Отличительная особенность металла заключается в том, что его электроны очень подвижны. Поэтому металлы — превосходные проводники электричества. Однако степень подвижности электронов в разных металлах разная — одни металлы проводят электричество лучше, нежели другие. Подвижность электронов состоит в том, что при попадании на металлический предмет света электроны от поверхности предмета отскакивают. Потерянные таким образом электроны можно подсчитать, поскольку металлический предмет, теряя отрицательно заряженные электроны, приобретает положительно заряженные. Данный эффект обязательно учитывают при конструировании космического корабля — солнечный свет, попадая на металлический корпус, вызывает нарастание положительного заряда, а это может нарушить работу аппаратуры. Кроме того, фотоэлектрический эффект лежит в основе принципа действия оптического датчика — важнейшего элемента в экспонометре фотоаппарата. А еще — в основе датчика, переключающего дорожный светофор, а также датчика ночника в детской. (В этих электронных устройствах электроны на самом деле не выбиваются с поверхности металла по мере поглощения света, а остаются в полупроводнике: переходят из статического состояния, при котором тесно связаны с атомами, в жидкое состояние потока, при котором возникают связи, подобные связям в металлах.)
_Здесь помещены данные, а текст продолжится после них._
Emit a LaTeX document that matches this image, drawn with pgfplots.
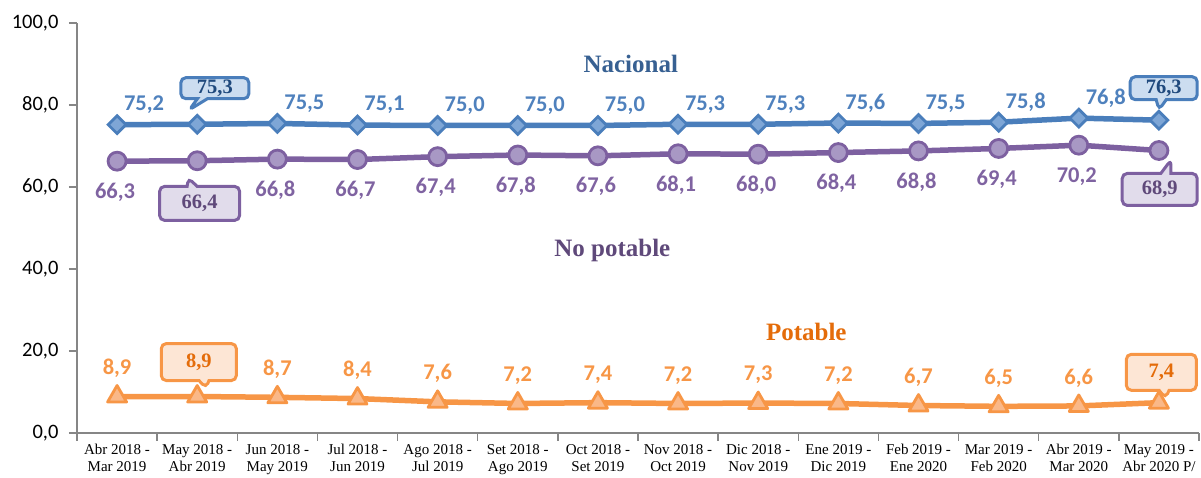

Вслед за этим Эйнштейн предположил: если свет действительно состоит из квантов, тогда, возможно, в результате этого самого фотоэлектрического эффекта электрон выбивается с поверхности металла при поглощении кванта света. Если так, то количество электронов, отлетающих от металлической поверхности каждую секунду, будет зависеть от количества прибывающих за эту секунду квантов, то есть от интенсивности света. В то время как максимальная скорость, с которой они отлетают, будет зависеть от энергии в каждом кванте, их выбивающем, то есть от частоты света (иначе — цвета).
Десятью годами позже, в 1916 году, предположения Эйнштейна подтвердились.{154} Когда определенные металлы освещались красным светом, обладающим сравнительно низкой частотой, электроны с поверхности металлов не выбивались, каким бы ярким свет ни был. А вот при освещении зеленым светом, обладающим средней частотой, электроны покидали свои места с готовностью. Однако отлетали они с одной и той же максимальной скоростью, вне зависимости от того, насколько свет был ярким. Их скорость значительно возрастала, когда металлическую поверхность освещали пусть и совсем слабым, но фиолетовым светом, обладающим высокой частотой.